## Material:
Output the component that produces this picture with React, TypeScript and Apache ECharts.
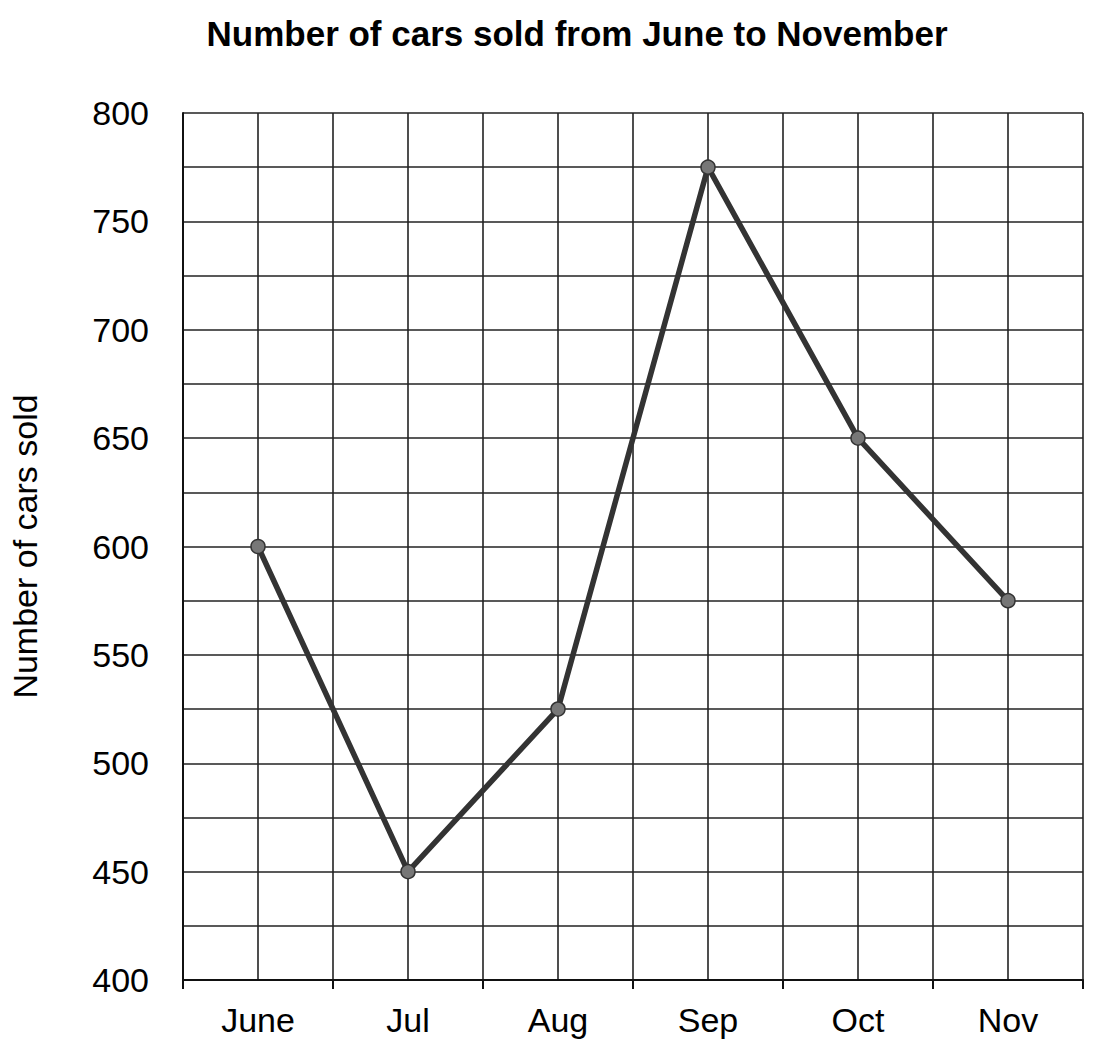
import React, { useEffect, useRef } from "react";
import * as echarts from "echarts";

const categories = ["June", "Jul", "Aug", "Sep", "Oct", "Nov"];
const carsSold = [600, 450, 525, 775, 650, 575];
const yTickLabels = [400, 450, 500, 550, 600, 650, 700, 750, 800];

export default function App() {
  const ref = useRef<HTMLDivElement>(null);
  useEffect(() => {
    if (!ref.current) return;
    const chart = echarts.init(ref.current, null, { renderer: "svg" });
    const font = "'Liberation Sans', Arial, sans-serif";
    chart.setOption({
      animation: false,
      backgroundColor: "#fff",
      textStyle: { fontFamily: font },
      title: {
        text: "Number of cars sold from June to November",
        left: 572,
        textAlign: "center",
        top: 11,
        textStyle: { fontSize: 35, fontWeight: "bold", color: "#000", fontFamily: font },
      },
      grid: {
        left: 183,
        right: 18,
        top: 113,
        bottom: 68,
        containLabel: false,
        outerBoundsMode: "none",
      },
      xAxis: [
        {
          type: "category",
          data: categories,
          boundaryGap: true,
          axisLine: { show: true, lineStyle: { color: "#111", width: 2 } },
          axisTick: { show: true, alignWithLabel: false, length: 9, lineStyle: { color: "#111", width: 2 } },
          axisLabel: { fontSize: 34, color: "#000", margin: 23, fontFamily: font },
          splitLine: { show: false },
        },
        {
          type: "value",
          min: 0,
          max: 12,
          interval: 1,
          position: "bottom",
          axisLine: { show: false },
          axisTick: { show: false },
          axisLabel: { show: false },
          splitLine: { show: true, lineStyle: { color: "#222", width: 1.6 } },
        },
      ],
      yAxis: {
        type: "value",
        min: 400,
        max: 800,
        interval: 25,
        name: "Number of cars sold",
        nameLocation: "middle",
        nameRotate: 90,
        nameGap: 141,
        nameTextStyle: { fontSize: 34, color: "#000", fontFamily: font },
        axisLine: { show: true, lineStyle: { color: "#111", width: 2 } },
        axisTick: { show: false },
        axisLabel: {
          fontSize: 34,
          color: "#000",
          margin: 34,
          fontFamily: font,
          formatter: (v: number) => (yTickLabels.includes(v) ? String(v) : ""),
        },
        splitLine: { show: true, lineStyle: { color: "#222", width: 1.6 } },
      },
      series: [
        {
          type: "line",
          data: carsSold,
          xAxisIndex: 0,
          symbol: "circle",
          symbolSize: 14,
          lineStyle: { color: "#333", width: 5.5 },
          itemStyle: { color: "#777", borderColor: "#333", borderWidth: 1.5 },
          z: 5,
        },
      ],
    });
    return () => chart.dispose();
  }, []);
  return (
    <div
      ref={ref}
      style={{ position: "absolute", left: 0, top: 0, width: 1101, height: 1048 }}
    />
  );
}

## Short problem:
Write out again, exactly, the lines from the start of the listing up to the line containing "700, 750, 800];", with both ends and without pictures.

## Task solution:
Output the component that produces this picture with React, TypeScript and Apache ECharts.
import React, { useEffect, useRef } from "react";
import * as echarts from "echarts";

const categories = ["June", "Jul", "Aug", "Sep", "Oct", "Nov"];
const carsSold = [600, 450, 525, 775, 650, 575];
const yTickLabels = [400, 450, 500, 550, 600, 650, 700, 750, 800];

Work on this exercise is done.